After having wasted two days of my life trying to setup a server, I thought I'd try to put my lessons learnt into words and capture this so that you don't need to go through the same pain I did.

I've used AWS (Amazon) a couple of times before for work purposes with success and was quite familar with the UI etc, so I decided to go the AWS route.


I've been building my game using MongoDB, as I guess it just felt more naturaly for the type of data we deal with and the type of transactions I'd be using.  This alone has been a massive learning experiance, having been working with SQL based databases for almost 15 years.  However, having come over the hurdle of trying to figure it out, I do think it was the better choice for this use case.

I knew that Mongo was a bit of a performance hog, that was partly the reason I wanted to get it moved to a server, so trying to plan ahead, I didn't want my serverside rage running in the same instance as the database.  This makes most sense from a performance, security and sizing perspective.


I decided to go with Mongo Atlas (which is a managed cloud implementation of Mongo, by Mongo themselves) and decided to deploy this onto AWS on an M10 instance.

For the serverside rage instance, I went with AWS EC2 T3a Large.


First problem was that whilst both instances were technically on AWS, the Mongo side is a managed server, and I ONLY wanted to my EC2 server and my home IP to be able to comminicate with the database.  I didn't want any open inbound ports open which weren't whitelisted by IP.


The solution to this problem was using Mongo Atlas Peering to connect to the EC2 instance via a VPC (virtual private cloud).

There is a youtube video by mongo on setting this up, ignore it, it's completely useless.

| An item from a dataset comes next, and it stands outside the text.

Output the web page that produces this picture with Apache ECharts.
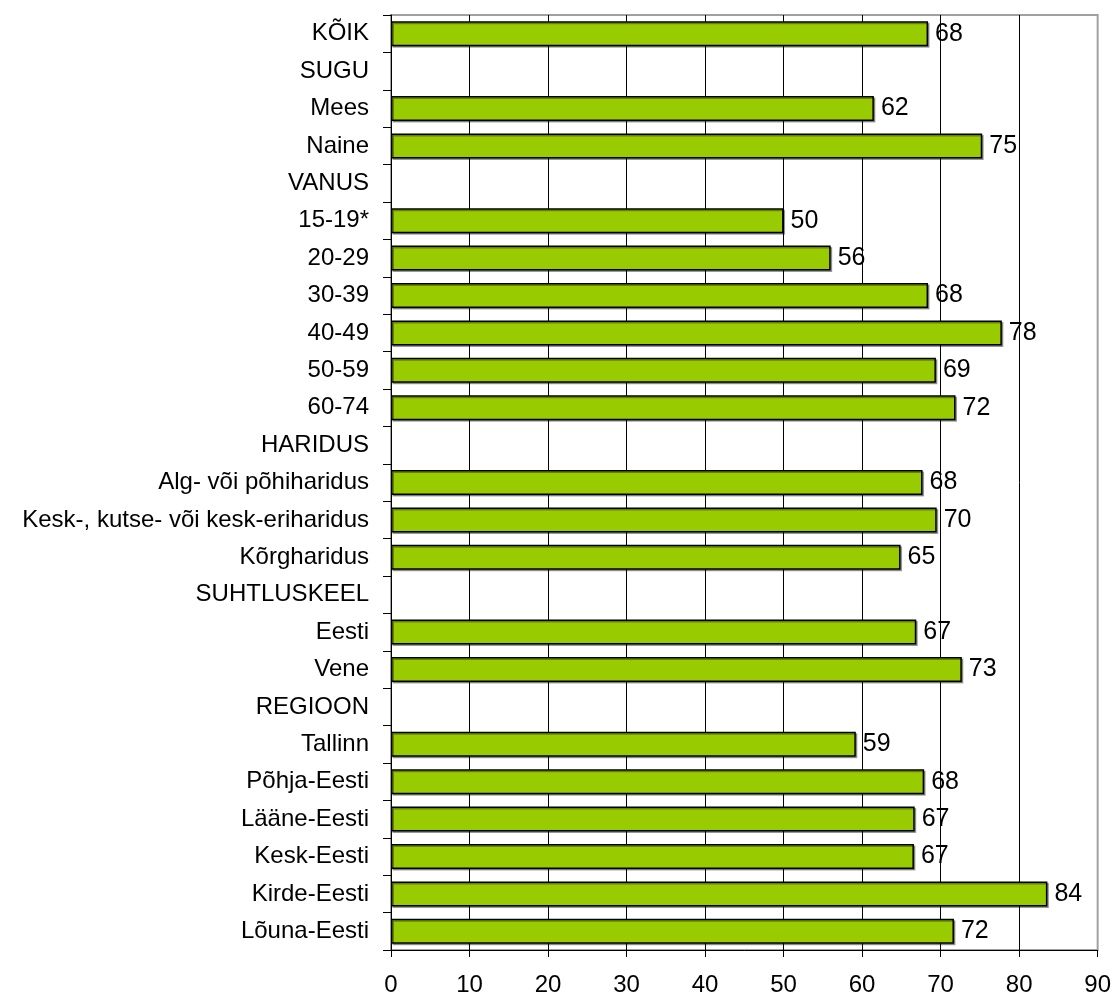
<!DOCTYPE html>
<html>
<head>
<meta charset="utf-8">
<script src="https://cdn.jsdelivr.net/npm/echarts@6/dist/echarts.min.js"></script>
<style>
html,body{margin:0;padding:0;background:#fff;}
#chart{width:1114px;height:997px;}
</style>
</head>
<body>
<div id="chart"></div>
<script>
const categories = [
  'KÕIK','SUGU','Mees','Naine','VANUS','15-19*','20-29','30-39','40-49','50-59','60-74',
  'HARIDUS','Alg- või põhiharidus','Kesk-, kutse- või kesk-eriharidus','Kõrgharidus',
  'SUHTLUSKEEL','Eesti','Vene','REGIOON','Tallinn','Põhja-Eesti','Lääne-Eesti','Kesk-Eesti','Kirde-Eesti','Lõuna-Eesti'
];
const values = [
  68.4, null, 61.5, 75.3, null, 50.0, 56.0, 68.4, 77.8, 69.4, 71.9,
  null, 67.7, 69.5, 64.9,
  null, 66.9, 72.7, null, 59.2, 67.9, 66.7, 66.6, 83.6, 71.7
];
const xTicks = [0, 10, 20, 30, 40, 50, 60, 70, 80, 90];

const chart = echarts.init(document.getElementById('chart'), null, {renderer: 'canvas'});
const FONT = '"Liberation Sans", Arial, sans-serif';
chart.setOption({
  animation: false,
  backgroundColor: '#ffffff',
  grid: {
    left: 391, right: 16, top: 15, bottom: 46,
    show: true, borderColor: '#a0a0a0', borderWidth: 2, backgroundColor: 'transparent'
  },
  xAxis: {
    type: 'value',
    min: xTicks[0], max: xTicks[xTicks.length - 1], interval: 10,
    axisLine: {show: true, lineStyle: {color: '#000', width: 1}},
    axisTick: {show: true, length: 7, lineStyle: {color: '#000'}},
    axisLabel: {fontFamily: FONT, fontSize: 24, color: '#000', margin: 23},
    splitLine: {show: true, showMaxLine: false, lineStyle: {color: '#000', width: 1}}
  },
  yAxis: {
    type: 'category',
    data: categories,
    inverse: true,
    axisLine: {show: true, lineStyle: {color: '#000', width: 1}},
    axisTick: {show: true, length: 8, lineStyle: {color: '#000'}},
    axisLabel: {fontFamily: FONT, fontSize: 24, color: '#000', margin: 22, interval: 0}
  },
  series: [{
    type: 'bar',
    data: values,
    barWidth: 25,
    itemStyle: {
      color: '#99cc00', borderColor: '#000', borderWidth: 1.5,
      shadowColor: 'rgba(0,0,0,0.35)', shadowOffsetX: 1.5, shadowOffsetY: 1.5, shadowBlur: 0
    },
    label: {
      show: true, position: 'right', distance: 7,
      fontFamily: FONT, fontSize: 25, color: '#000',
      formatter: p => p.value == null ? '' : String(Math.round(p.value))
    }
  }]
});
</script>
</body>
</html>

This guide however is pretty good https://docs.pritunl.com/docs/mongodb-atlas


Lessons Learnt:

  1. Setup your host server first on AWS
  2. Ensure that you create an elastic IP (which if essentially a static IP, but you can move it around between your instances, hence elastic)
  3. You MUST assign your elastic IP to the Network Interface as the public IP for the internet gateway.  DO NOT assign the EIP directly to your EC2 instance.
  4. Create a MongoDB Atlas instance, making sure that it is creating in the same AWS region as the EC2 instance.  (this can be confusing in itself, as depending on the page you're looking at the regions can look different, such as EU_WEST_1B is the same region as EU_WEST_1).
  5. Follow the above guide to:
    1. Setup peering on the Atlas side
    2. Approve the peering request on the AWS side
    3. Add the correct entry into the AWS VPC route
    4. and finally ensure you add the Host VPC IP back to Atlas as the whitelisted IP
  6. Once you've done this, YOU MUST, make sure that you've manually maintained the firewall in whatever OS you're using on host side.  I used Windows on AWS, but the same applies to anything.
    1. Add 27015 - 27017 as open INBOUND ports for both TCP and UDP
  7. Using the Atlas web client, click on the connect button and navigate to Mongo Shell, download the files and put them into the C:/ of your host
    1. Fire up mongo shell and try to connect using the connection string
  8. Again, using Atlas web client, click the connect button and navigvate to Mongo Compass, download, install
    1. Fire up Mongo compass and try to connect using the connection string
  9. Now using compass create a database and collection in the database
  10. On the atlas web client, create another user account specifically to be used by your application on the host as Read/Write only.
  11. Finally, using Atlas web client, click the connect button and navigate to "from application", select the correct language and version and grab the string, replacing the <user><password> with your credentials
  12. Stick the connection string into your app and away you go

I know all of that seems quite straight forward and something obvious, but particularly the peering setup is pretty much not document correctly and the Inbound Ports is documented, but it's hidden away somewhere thats no obvious, everything gives mention to 27017 port, but this does not work on its own.